I’m sure you’ve seen the video for “I’m On a Boat” by The Lonely Island, either on SNL or on YouTube (if not, you can watch it here). It was a hilarious video that parodied a ton of rap and hip hop clichés, and featured guest vocals from R&B singer T-Pain.
I’m Not A Fan But The Kids Like It! by Brokencyde is a whole album of songs like “I’m On a Boat,” but they blend it with screamo. And it’s not funny. Or good. At all.
Why MySpace Needs To Be Regulating Who Can Use It
The band first launched their way into stardom and a record deal by posting tracks on MySpace in 2006, something that is quickly guiding me toward hating MySpace as a format for musical promotion, as cases like this lead me to believe that the entire site is occupied by deranged psychotic juveniles who are either entirely lacking in musical taste or who have been so beaten down by bad music that they have no idea how to taste anything at all anymore. Or how to think for that matter.
Calling their style of music “crunkcore,” Brokencyde mashes in screamo with hip hop beats, and if that were not bad enough, they do it in a way that’s entirely devoid of anything resembling passion.
And you shouldn’t interpret this review as an attack against the combination of punk or emo with hip hop. Many bands do this and do it well. Bands like 3OH!3, Whole Wheat Bread or P.O.S. – these are the bands you should be seeking out for thick, punk-influenced beats. Do not, under any means, seek out Brokencyde. I really can’t stress that enough.
I’m Not A Fan… combines many of the worst aspects in popular music today into a slickly overproduced package that, despite its high production value, is painful to listen to. I really recommend you don’t. In fact, listening to this album in order to write this review left me with recurring feelings of sadness and fear for the future of music, and the future of American culture and its youth in general.
Their songs are a bitter paste of predictable, uninspired hip hop party anthems and screamed vocals, with titles like “Freaxxx” (yes, with three x’s), “Booty Call,” and “Get Crunk.” The songs are filled with horrible lines about “getting crunk” and “shaking booties,” one of the tamest and most comprehensible being “I’m feeling frisky tonight/girl, you can frisk me tonight.”

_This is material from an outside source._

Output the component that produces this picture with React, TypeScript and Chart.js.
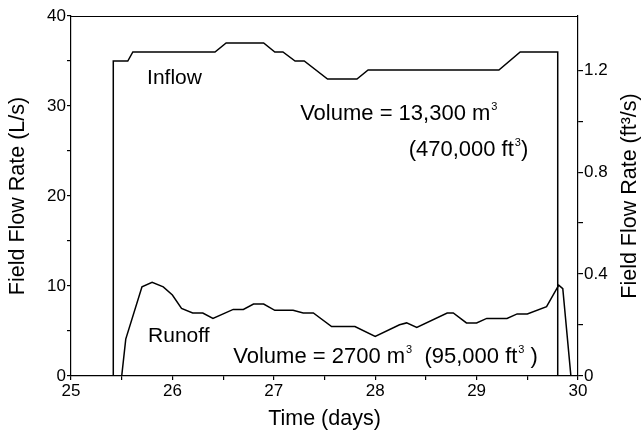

Wow, I feel dumber just for having typed that out, and I refuse to quote anything more.
The Possible End of Culture In America? Of Life As We Know It?
In 1982, Atari released E.T. the Extra-Terrestrial for their 2600 gaming system. Critics called it the worst video game of all time, and it hardly sold at all. In 1983, the company, under the cover of darkness, hauled truckloads of the game to a landfill and hid their shame away from the world. Those of us who are true fans of beauty in this world can only pray that I’m Not A Fan But The Kids Like It! sees a similar fate.
You see, with this monstrosity known as “crunkcore,” Brokencyde are attempting to create a new sound, and should they succeed, music will have taken a backslide, and in fact may be staring down the funnel of a creative black hole, the likes of which have not been seen since “Disco Duck” hit number one on the Billboard Chart in 1976. Granted, in that case, music dodged that bullet and continued to achieve heights of inspiration and innovation, but is that a chance we want to needlessly take again?
Not only am I recommending you not buy this album, I think you should go so far as to slap the hands of anyone you see picking it up in the store, and in a worst-case scenario, should you be near the stage where they’re playing on the Warped Tour this year (why they were even offered a slot is beyond me), you should immediately do an about-face and run toward the nearest stage that is also playing music, in order to avoid hearing anything this band has to offer. If this is the future of music, it’s a future without hope.